Pitfall 6: Lack of Observability. Parallel workflows produce more logs and metrics, making it harder to debug failures. Mitigation: Use distributed tracing (e.g., OpenTelemetry) to correlate events across branches. Add structured logging with workflow instance IDs.
Case Example: Over-Parallelization in a Data Center Recovery
A team tried to recover 20 virtual machines in parallel after a power outage. The storage array could only handle 10 concurrent I/O streams efficiently. The result was that each VM restore took 3 times longer than expected, and total recovery time was longer than if they had restored 10 at a time sequentially. They switched to a batch size of 5, which reduced total time by 40%.
Mini-FAQ and Decision Checklist
Q: When should I always use sequential workflows?

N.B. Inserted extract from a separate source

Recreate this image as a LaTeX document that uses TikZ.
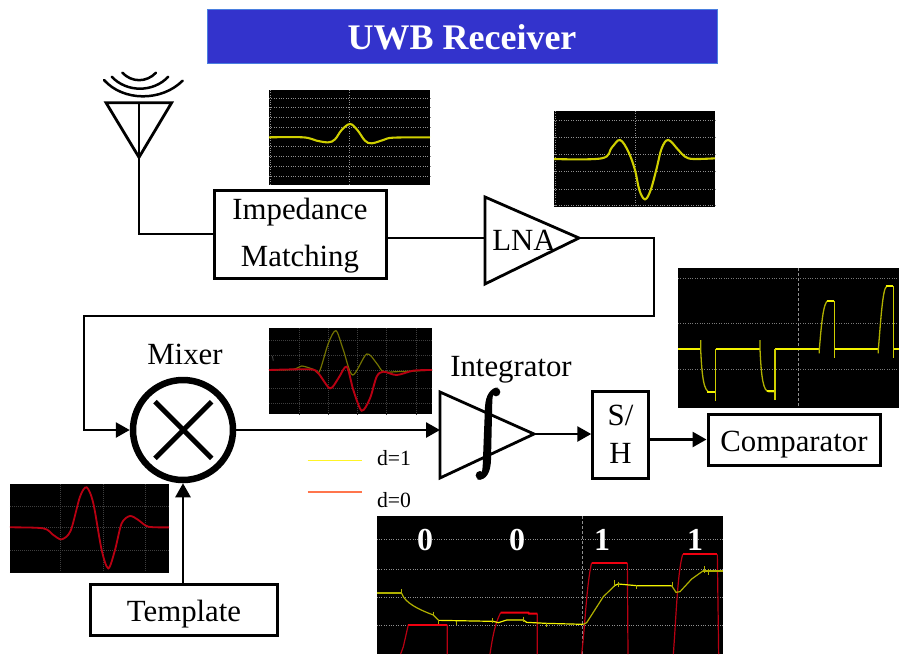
\documentclass[tikz,border=0pt]{standalone}
\usepackage{fontspec}
\setmainfont{Liberation Serif}
\usetikzlibrary{arrows.meta}
\definecolor{titleblue}{HTML}{3333CC}
\definecolor{titleedge}{HTML}{4A7FE0}
\definecolor{traceyel}{HTML}{CFCF00}
\definecolor{tracebright}{HTML}{F2F200}
\definecolor{traceolive}{HTML}{B0B000}
\definecolor{tracered}{HTML}{F00010}
\definecolor{tracedark}{HTML}{B80012}
\definecolor{gridgrey}{HTML}{909090}
\definecolor{griddim}{HTML}{3E3E3E}
\tikzset{
  zoomat/.style 2 args={shift={(#1,#2)},x=0.33333pt,y=-0.33333pt},
  wire/.style={line width=2.7pt,line join=miter},
  arrowwire/.style={wire,-{Triangle[length=14pt,width=15pt]}},
  blockbox/.style={draw,line width=3pt,fill=white,font=\fontsize{30.8}{47}\selectfont,inner sep=0pt},
  shape line/.style={line width=2.8pt,line join=miter},
  lbl/.style={font=\fontsize{30.8}{36}\selectfont,inner sep=0pt},
  smalllbl/.style={font=\fontsize{21.7}{26}\selectfont,inner sep=0pt},
  scopebg/.style={fill=black,draw=none},
  griddot/.style={draw=gridgrey,line width=1pt,dash pattern=on 1pt off 1.4pt},
  griddimdot/.style={draw=griddim,line width=0.9pt,dash pattern=on 1.2pt off 0.8pt},
  binlbl/.style={font=\bfseries\fontsize{32}{36}\selectfont,text=white,inner sep=0pt},
}
\newcommand{\lowertext}[2]{\raisebox{-#1}[0pt][0pt]{#2}}
\begin{document}
\begin{tikzpicture}[x=1pt,y=-1pt]
\useasboundingbox (0,0) rectangle (899,654);
\fill[white] (0,0) rectangle (899,654);

% title
\node[fill=titleblue,draw=titleedge,line width=1pt,minimum width=510pt,minimum height=54pt,inner sep=0pt,
  text=white,font=\bfseries\fontsize{36}{40}\selectfont] (title) at (462,36) {\lowertext{13pt}{UWB Receiver}};

% ---------- scope 1
\fill[scopebg] (269,90) rectangle (430,185);
\begin{scope}[zoomat={90}{60}]
  \foreach \yy in {115,143,172,203,260,290,320,350} \draw[griddot] (537,\yy) -- (1020,\yy);
  \draw[griddot] (778,90) -- (778,375);
  \draw[griddot] (540,90) -- (540,375);
  \draw[traceyel,line width=2.1pt] plot[smooth,tension=0.6] coordinates {(537,232) (640,232) (680,242) (715,247) (735,238) (755,210) (780,192) (802,210) (825,242) (845,250) (880,240) (910,233) (1020,232)};
\end{scope}

% ---------- scope 2
\fill[scopebg] (554,111) rectangle (715,206.7);
\begin{scope}[zoomat={550}{105}]
  \foreach \yy in {47,98,148,200,252,302} \draw[griddot] (12,\yy) -- (495,\yy);
  \draw[griddot] (255,18) -- (255,305);
  \draw[griddot] (15,18) -- (15,305);
  \draw[traceyel,line width=2.1pt] plot[smooth,tension=0.6] coordinates {(12,162) (155,160) (185,128) (210,105) (235,140) (255,195) (268,255) (285,283) (302,255) (320,190) (335,130) (355,105) (385,135) (405,155) (430,162) (495,160)};
\end{scope}

% ---------- scope 3
\fill[scopebg] (678,268) rectangle (899,407.7);
\begin{scope}[zoomat={550}{105}]
  \foreach \yy in {520,656,793} \draw[griddot,draw=gridgrey!120!white] (384,\yy) -- (1047,\yy);
  \draw[griddot,dash pattern=on 3pt off 2pt] (745,489) -- (745,908);
  \draw[tracebright,line width=2.2pt] (384,733) -- (452,733);
  \draw[tracebright,line width=2.2pt] (497,733) -- (630,733);
  \draw[tracebright,line width=2.2pt] (675,733) -- (808,733);
  \draw[tracebright,line width=2.2pt] (853,733) -- (985,733);
  \draw[tracebright,line width=2.2pt] (1030,733) -- (1047,733);
  \draw[traceolive,line width=1.3pt] (452,705) -- (452,733) .. controls (456,820) and (462,860) .. (480,862) -- (497,862);
  \draw[tracebright,line width=2pt] (472,861) -- (497,861);
  \draw[traceyel,line width=1.2pt] (497,888) -- (497,733);
  \draw[traceolive,line width=1.3pt] (630,705) -- (630,733) .. controls (634,820) and (640,858) .. (656,860) -- (675,860);
  \draw[tracebright,line width=2pt] (650,859) -- (675,859);
  \draw[traceyel,line width=1.2pt] (675,885) -- (675,733);
  \draw[traceolive,line width=1.3pt] (808,745) -- (808,733) .. controls (814,660) and (820,590) .. (834,587);
  \draw[tracebright,line width=2pt] (830,587) -- (853,587);
  \draw[traceyel,line width=1.2pt] (853,587) -- (853,760);
  \draw[traceolive,line width=1.3pt] (985,745) -- (985,733) .. controls (992,650) and (998,548) .. (1010,544);
  \draw[tracebright,line width=2pt] (1007,543) -- (1030,543);
  \draw[traceyel,line width=1.2pt] (1030,543) -- (1030,760);
\end{scope}

% ---------- scope 4 (mixer output)
\fill[scopebg] (269,328) rectangle (432,414.3);
\begin{scope}[zoomat={260}{320}]
  \foreach \yy in {60,105,150,205,250} \draw[griddimdot] (27,\yy) -- (516,\yy);
  \foreach \xx in {118,205,292,380,470} \draw[griddimdot] (\xx,24) -- (\xx,283);
  \draw[griddim,line width=1pt] (37,108) -- (40,122);
  \draw[color=traceolive!65!black,line width=1.2pt] plot[smooth,tension=0.5] coordinates {(27,150) (100,148) (125,138) (160,148) (178,155) (205,70) (228,32) (250,90) (278,165) (320,102) (350,130) (370,155) (410,155) (460,153) (516,150)};
  \draw[color=tracedark,line width=1.9pt] plot[smooth,tension=0.5] coordinates {(27,150) (150,148) (175,160) (210,205) (235,175) (260,140) (280,210) (305,272) (330,235) (350,170) (370,155) (410,165) (460,152) (516,150)};
\end{scope}

% ---------- scope 5 (template)
\fill[scopebg] (10,484) rectangle (169,573.3);
\begin{scope}[zoomat={0}{380}]
  \foreach \yy in {378,443,510} \draw[griddimdot] (30,\yy) -- (507,\yy);
  \foreach \xx in {182,310,435} \draw[griddimdot] (\xx,312) -- (\xx,580);
  \draw[griddim!130!white,line width=1pt] (30,577) -- (507,577);
  \draw[griddim!130!white,line width=1pt] (37,360) -- (50,375);
  \draw[color=tracedark,line width=1.8pt] plot[smooth,tension=0.5] coordinates {(30,442) (130,445) (160,465) (185,478) (212,452) (240,350) (260,322) (280,370) (305,510) (325,565) (345,510) (365,430) (390,408) (415,420) (445,440) (507,442)};
\end{scope}

% ---------- scope 6 (bottom traces)
\fill[scopebg] (377,516) rectangle (723,654);
\begin{scope}[zoomat={370}{510}]
  \clip (20,18) rectangle (1060,432);
  \foreach \yy in {88,177,262,347} \draw[griddot] (20,\yy) -- (1060,\yy);
  \draw[griddot,dash pattern=on 3pt off 2pt] (637,18) -- (637,432);
  % red traces
  \draw[tracedark,line width=1.2pt] (92,432) -- (100,410) -- (115,344) (232,344) -- (232,432);
  \draw[tracered,line width=2pt] (115,344) -- (232,344);
  \draw[tracedark,line width=1.2pt] (360,432) .. controls (368,380) and (375,340) .. (392,308) (502,311) -- (502,432);
  \draw[tracered,line width=2pt] (392,308) -- (475,308) -- (477,311) -- (502,311);
  \draw[tracedark,line width=1.2pt] (635,432) .. controls (645,350) and (650,220) .. (665,158) (772,158) -- (774,432);
  \draw[tracered,line width=2pt] (665,158) -- (772,158);
  \draw[tracedark,line width=1.2pt] (910,432) .. controls (918,330) and (922,190) .. (938,133) (1042,133) -- (1046,432);
  \draw[tracered,line width=2pt] (938,133) -- (1042,133);
  % yellow trace
  \draw[traceolive,line width=1.7pt] (22,250) -- (95,250);
  \draw[traceolive,line width=1.2pt] (95,250) .. controls (105,280) and (150,300) .. (190,315) -- (205,330);
  \draw[tracebright,line width=1.2pt] (205,331) -- (370,334) -- (385,338) -- (410,330) -- (460,330) -- (470,337) -- (528,340) -- (640,343);
  \draw[traceolive,line width=1.2pt] (640,343) -- (650,338) -- (700,260) -- (735,226);
  \draw[tracebright,line width=1.2pt] (735,226) -- (745,222) -- (800,227) -- (905,227);
  \draw[traceolive,line width=1.2pt] (905,227) -- (918,247) -- (930,245) -- (965,207) -- (1000,182);
  \draw[traceolive,line width=1.9pt] (1000,182) -- (1060,182);
  \foreach \xx/\ya/\yb in {95/238/250,190/305/318,205/330/342,260/332/345,368/325/338,460/320/335,528/338/350,733/210/232,745/215/230,800/225/238,908/215/230,1003/168/190,1015/178/195}
    \draw[traceolive,line width=0.8pt] (\xx,\ya) -- (\xx,\yb);
\end{scope}
\node[binlbl] (b0a) at (425,540) {0};
\node[binlbl] (b0b) at (517,540) {0};
\node[binlbl] (b1a) at (602,540) {1};
\node[binlbl] (b1b) at (695,540) {1};

% ---------- antenna
\begin{scope}[zoomat={90}{60}]
  \draw[line width=2.5pt,line cap=round] (97,38) .. controls (125,68) and (170,68) .. (198,38);
  \draw[line width=2.5pt,line cap=round] (65,50) .. controls (110,98) and (190,98) .. (235,50);
  \draw[line width=2.5pt,line cap=round] (42,60) .. controls (100,125) and (215,125) .. (278,62);
  \coordinate (anttop) at (147,128);
  \coordinate (ant) at (147,292);
  \draw[shape line] (48,128) -- (245,128) -- (ant) -- cycle;
  \draw[shape line] (anttop) -- (ant);
\end{scope}

% ---------- blocks
\node[blockbox,align=center,minimum width=172pt,minimum height=88pt] (imp) at (300,234) {\rule{0pt}{25pt}Impedance\\Matching};
\coordinate (lnain) at (485,238);
\coordinate (lnatip) at (579,238);
\draw[shape line,fill=white] (485,197) -- (lnatip) -- (485,284) -- cycle;
\node[lbl] (lna) at (524,240) {LNA};
\coordinate (bend1) at (654,238);
\coordinate (bend2) at (654,316);
\coordinate (bend3) at (84,316);

\node[circle,draw,line width=6.5pt,minimum size=100pt,inner sep=0pt] (mix) at (183,430) {};
\draw[line width=5pt] (155,401.7) -- (211.7,458.3);
\draw[line width=5pt] (211.7,401.7) -- (155,458.3);
\node[lbl] (mixlbl) at (185,354) {Mixer};

\coordinate (intin) at (440,430);
\coordinate (inttip) at (534,434);
\draw[shape line] (440,392) -- (inttip) -- (440,478) -- cycle;
\begin{scope}[zoomat={260}{320}]
  \fill (708,216) circle (13);
  \fill (660,466) circle (13);
  \fill (714,203) .. controls (692,203) and (677,225) .. (675,260)
     -- (668,440) .. controls (667,458) and (661,472) .. (652,479)
     .. controls (680,482) and (692,455) .. (693,420)
     -- (697,240) .. controls (698,220) and (704,208) .. (714,203) -- cycle;
\end{scope}
\node[lbl] (intlbl) at (511,370) {Integrator};

\node[blockbox,align=center,font=\fontsize{30.8}{38}\selectfont,minimum width=55.5pt,minimum height=87pt] (sh) at (620.5,434.5) {S/\\H};
\node[blockbox,minimum width=172pt,minimum height=51pt] (comp) at (794,439.5) {\lowertext{11.5pt}{Comparator}};
\node[blockbox,minimum width=186.5pt,minimum height=51pt] (tmpl) at (184,609.5) {\lowertext{11.5pt}{Template}};

% legend
\coordinate (y1a) at (307.7,460.7);
\coordinate (y1b) at (361.7,460.7);
\coordinate (r1a) at (307.7,492);
\coordinate (r1b) at (361.7,492);
\draw[yellow!85!white,line width=1.3pt] (y1a) -- (y1b);
\draw[red!55!orange!70!white,line width=1.3pt] (r1a) -- (r1b);
\node[smalllbl] (d1) at (394,458) {d=1};
\node[smalllbl] (d0) at (394,500) {d=0};

% ---------- connectors
\draw[wire] (ant) |- (imp.west);
\draw[wire] (imp.east |- lnain) -- (lnain);
\draw[arrowwire] (lnatip) -- (bend1) -- (bend2) -- (bend3) |- (mix.west);
\draw[arrowwire] (mix.east) -- (intin);
\draw[arrowwire] (inttip) -- (inttip -| sh.west);
\draw[arrowwire] (sh.east |- comp.west) -- (comp.west);
\draw[arrowwire] (tmpl.north -| mix.south) -- (mix.south);
\end{tikzpicture}
\end{document}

A: When steps have strict ordering requirements (e.g., you must restore the primary database before any replicas), when resources are extremely limited, or when the cost of a partial failure is very high (e.g., financial reconciliation).

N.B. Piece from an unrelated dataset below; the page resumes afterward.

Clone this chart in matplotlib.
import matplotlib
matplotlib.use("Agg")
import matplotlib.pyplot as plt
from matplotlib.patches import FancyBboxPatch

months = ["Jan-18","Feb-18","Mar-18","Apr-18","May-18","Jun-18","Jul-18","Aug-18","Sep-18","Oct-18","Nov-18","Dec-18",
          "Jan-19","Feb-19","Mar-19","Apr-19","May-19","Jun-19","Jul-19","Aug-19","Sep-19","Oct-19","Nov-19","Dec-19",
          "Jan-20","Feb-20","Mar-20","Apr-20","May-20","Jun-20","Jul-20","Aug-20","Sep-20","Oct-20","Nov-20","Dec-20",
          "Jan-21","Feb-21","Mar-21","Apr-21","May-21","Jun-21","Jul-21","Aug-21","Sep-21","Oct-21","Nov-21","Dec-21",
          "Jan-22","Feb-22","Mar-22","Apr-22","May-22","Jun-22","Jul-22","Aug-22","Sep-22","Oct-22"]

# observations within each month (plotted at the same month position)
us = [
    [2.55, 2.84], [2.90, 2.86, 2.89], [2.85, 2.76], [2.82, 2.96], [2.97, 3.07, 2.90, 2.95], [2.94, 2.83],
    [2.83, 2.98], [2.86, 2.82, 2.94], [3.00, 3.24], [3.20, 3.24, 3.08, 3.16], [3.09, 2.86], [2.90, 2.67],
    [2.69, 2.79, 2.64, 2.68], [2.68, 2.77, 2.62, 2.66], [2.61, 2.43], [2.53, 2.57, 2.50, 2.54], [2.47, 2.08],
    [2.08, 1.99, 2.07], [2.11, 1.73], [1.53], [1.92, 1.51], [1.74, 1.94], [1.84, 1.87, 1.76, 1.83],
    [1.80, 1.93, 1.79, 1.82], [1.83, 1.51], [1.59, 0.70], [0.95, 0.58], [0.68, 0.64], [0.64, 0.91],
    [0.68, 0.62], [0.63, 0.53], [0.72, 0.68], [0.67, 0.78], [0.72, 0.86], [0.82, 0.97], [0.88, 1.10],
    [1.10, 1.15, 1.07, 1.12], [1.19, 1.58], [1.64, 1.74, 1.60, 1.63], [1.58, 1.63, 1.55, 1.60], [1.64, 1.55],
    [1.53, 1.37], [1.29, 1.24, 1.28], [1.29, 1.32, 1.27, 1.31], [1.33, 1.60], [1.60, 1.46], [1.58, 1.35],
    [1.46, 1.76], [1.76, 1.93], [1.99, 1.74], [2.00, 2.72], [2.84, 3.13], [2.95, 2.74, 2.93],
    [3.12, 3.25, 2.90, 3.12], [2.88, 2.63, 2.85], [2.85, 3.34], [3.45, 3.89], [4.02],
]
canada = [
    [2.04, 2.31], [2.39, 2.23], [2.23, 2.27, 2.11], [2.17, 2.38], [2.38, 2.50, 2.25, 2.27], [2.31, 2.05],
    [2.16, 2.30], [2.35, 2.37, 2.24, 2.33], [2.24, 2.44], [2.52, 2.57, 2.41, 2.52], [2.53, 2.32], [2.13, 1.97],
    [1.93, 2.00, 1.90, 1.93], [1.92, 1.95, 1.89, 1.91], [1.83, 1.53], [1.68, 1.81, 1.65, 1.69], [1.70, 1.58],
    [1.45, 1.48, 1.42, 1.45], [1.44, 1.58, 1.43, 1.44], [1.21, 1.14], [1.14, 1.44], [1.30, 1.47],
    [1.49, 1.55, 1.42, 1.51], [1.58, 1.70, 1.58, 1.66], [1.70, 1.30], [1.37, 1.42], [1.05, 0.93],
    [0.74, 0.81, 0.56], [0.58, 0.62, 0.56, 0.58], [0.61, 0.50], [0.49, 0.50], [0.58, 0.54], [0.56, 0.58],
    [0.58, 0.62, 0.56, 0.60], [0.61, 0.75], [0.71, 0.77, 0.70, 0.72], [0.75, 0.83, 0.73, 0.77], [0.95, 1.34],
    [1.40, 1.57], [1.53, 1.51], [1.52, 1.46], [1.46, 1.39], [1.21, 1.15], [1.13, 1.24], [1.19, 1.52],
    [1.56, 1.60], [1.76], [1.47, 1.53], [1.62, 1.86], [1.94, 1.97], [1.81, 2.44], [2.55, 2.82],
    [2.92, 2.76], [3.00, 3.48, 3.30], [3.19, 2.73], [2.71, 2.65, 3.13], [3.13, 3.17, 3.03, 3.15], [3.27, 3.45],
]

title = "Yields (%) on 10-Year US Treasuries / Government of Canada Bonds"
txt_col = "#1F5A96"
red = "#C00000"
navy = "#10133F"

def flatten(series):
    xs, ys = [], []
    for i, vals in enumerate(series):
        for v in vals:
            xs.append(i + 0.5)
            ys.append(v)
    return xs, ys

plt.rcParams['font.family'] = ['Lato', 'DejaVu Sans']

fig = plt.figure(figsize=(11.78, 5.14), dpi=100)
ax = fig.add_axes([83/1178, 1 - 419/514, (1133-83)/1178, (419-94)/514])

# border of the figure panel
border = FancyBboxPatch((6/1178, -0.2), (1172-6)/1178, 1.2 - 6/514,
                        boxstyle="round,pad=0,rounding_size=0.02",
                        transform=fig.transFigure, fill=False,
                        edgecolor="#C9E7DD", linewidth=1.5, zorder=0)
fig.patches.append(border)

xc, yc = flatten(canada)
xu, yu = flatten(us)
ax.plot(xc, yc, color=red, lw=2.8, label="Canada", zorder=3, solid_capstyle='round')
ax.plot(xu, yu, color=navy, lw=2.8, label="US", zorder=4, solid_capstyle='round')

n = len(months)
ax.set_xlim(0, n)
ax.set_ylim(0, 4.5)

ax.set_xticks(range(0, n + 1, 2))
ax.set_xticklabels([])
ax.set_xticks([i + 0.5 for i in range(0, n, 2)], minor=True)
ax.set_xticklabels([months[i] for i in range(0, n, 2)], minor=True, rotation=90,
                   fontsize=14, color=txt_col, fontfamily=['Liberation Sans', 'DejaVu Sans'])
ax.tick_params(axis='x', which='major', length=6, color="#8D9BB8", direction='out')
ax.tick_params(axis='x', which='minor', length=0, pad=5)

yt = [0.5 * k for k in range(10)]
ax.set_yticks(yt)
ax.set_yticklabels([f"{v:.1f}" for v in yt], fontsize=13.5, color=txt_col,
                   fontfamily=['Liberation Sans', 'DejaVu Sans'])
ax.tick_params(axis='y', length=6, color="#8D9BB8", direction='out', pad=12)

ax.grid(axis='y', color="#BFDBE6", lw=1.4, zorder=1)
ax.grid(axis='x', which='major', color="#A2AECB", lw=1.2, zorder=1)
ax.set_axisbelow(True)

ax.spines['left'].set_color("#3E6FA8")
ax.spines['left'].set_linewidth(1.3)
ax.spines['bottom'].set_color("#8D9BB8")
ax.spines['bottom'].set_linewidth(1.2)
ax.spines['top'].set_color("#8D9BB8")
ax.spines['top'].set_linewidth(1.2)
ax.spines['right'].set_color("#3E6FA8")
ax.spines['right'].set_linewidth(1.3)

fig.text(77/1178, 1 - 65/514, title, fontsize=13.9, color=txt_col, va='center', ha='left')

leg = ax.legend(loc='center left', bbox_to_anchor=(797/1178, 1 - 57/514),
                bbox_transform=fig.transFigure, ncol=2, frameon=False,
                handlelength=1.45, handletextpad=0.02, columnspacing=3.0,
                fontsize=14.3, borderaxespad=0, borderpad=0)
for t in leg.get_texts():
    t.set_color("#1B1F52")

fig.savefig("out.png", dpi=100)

Q: Can I mix parallel and sequential in the same workflow?
A: Yes, this is common. Use sequential phases for critical dependencies, and parallel execution within each phase for independent tasks. Many workflow engines support this natively.

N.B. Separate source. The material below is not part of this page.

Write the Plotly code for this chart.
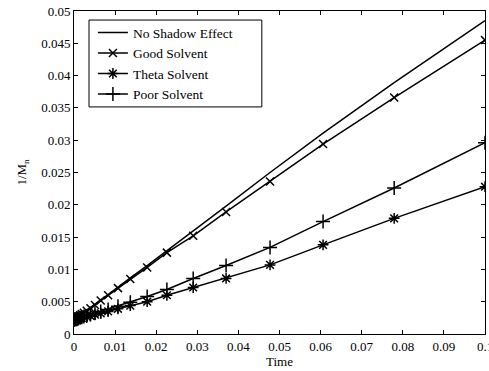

Q: How do I decide the concurrency limit for parallel tasks?
A: Start with a conservative limit based on resource profiling (e.g., 2x the number of CPU cores or I/O channels). Then run drills and adjust. Monitor metrics like task duration and resource utilization.
Q: What if a parallel task fails? Should I fail the whole workflow?
A: It depends on the criticality of the task. For non-critical tasks (e.g., rebuilding a secondary index), you can continue and mark the task as failed for later remediation. For critical tasks (e.g., database restore), you may need to fail the entire workflow and roll back.
Decision Checklist:
- Are there independent branches in the dependency graph? → Consider parallel.
- Are resources (CPU, I/O, network) abundant? → Parallel may be safe.
- Is the recovery time objective (RTO) tight? → Parallel can help meet it.
- Is the team experienced with workflow orchestration? → Parallel requires more skill.
- Is rollback complexity acceptable? → Parallel partial failures need compensating actions.
- Have you tested the parallel design under load? → Always test before production.
Synthesis and Next Actions
Choosing between parallel and sequential workflow design is a trade-off between speed and safety. Sequential workflows are simpler, more predictable, and easier to debug, but they can be too slow for strict recovery time objectives. Parallel workflows can dramatically reduce recovery time, but they introduce complexity, resource contention, and partial failure risks. The best approach is often hybrid: use sequential phases for critical dependencies and parallel execution within phases for independent tasks.
To apply this in your own environment, start by mapping your recovery steps and their dependencies. Identify which steps can run concurrently without resource conflicts. Then prototype a parallel version and run drills to measure actual time and resource usage. Compare against your current sequential baseline. Adjust concurrency limits and error handling based on results. Remember that recovery workflow design is not a one-time decision; as your system evolves, revisit the design periodically.
Finally, always document your workflow design decisions and share them with your team. A well-documented recovery plan with clear rationale for sequence choices will speed up incident response and reduce confusion during high-pressure situations. This general guidance is intended to help you think through the trade-offs; for critical infrastructure decisions, consult with your organization's engineering and operations leaders.